Moab was bounded on the south by a river, which Isaiah calls “the brook of the willows,” ערבים נחל nachal ‛ârâbı̂ym Isaiah 15:7, across which he foretells that they should transport for safety all which they had of value. A river, now called in its upper part the Wadi-el-Ahsa, and then the Wadi-es-Safieh, which now too “has more water than any south of the Yerka” (Jabbok), “divides the district of Kerek from that of Jebal, the ancient Gebalene” (that is, Moab from Idumaea). This river, after flowing from east to west and so forming a southern boundary to Moab, turns to the north in the Ghor or Arabah, and flows into the south extremity of the Dead Sea . This river then, answering to all the conditions, is doubtless that of which Amos spoke, and the boundary, which Jeroboam restored, included Moab also, (as in the most prosperous times of Israel,) since Moab’s southern border was now his border.

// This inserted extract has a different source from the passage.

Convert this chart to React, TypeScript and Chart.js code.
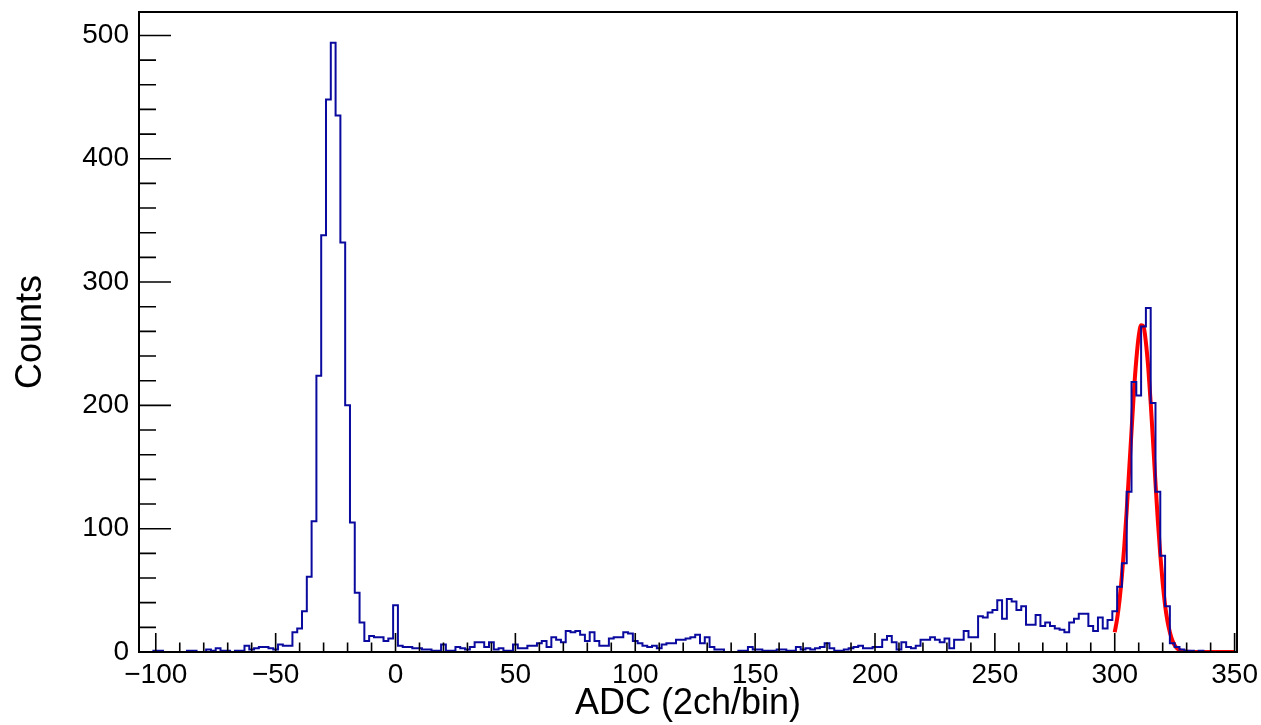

Israel, then, had no enemy, west of the Euphrates. Their strength had also, of late, been increasing steadily. Jehoash had, at the promise of Elisha, thrice defeated the Syrians, and recovered cities which had been lost, probably on the west also of Jordan, in the heart of the kingdom of Israel. What Jehoash had begun, Jeroboam II, during a reign of 41 years, continued. prophets had foretold and defined the successes of both kings, and so had marked them out the more to be the gift of God. Israel ascribed it to himself; and now that the enemies, whom Israel had feared, were subdued, God says, “I will raise up an enemy, and they shall afflict thee from the entering in of Hamath unto the river of the wilderness.” The whole scene of their triumphs should be one scene of affliction and woe. This was fulfilled after some 45 years, at the invasion of Tiglath-pileser.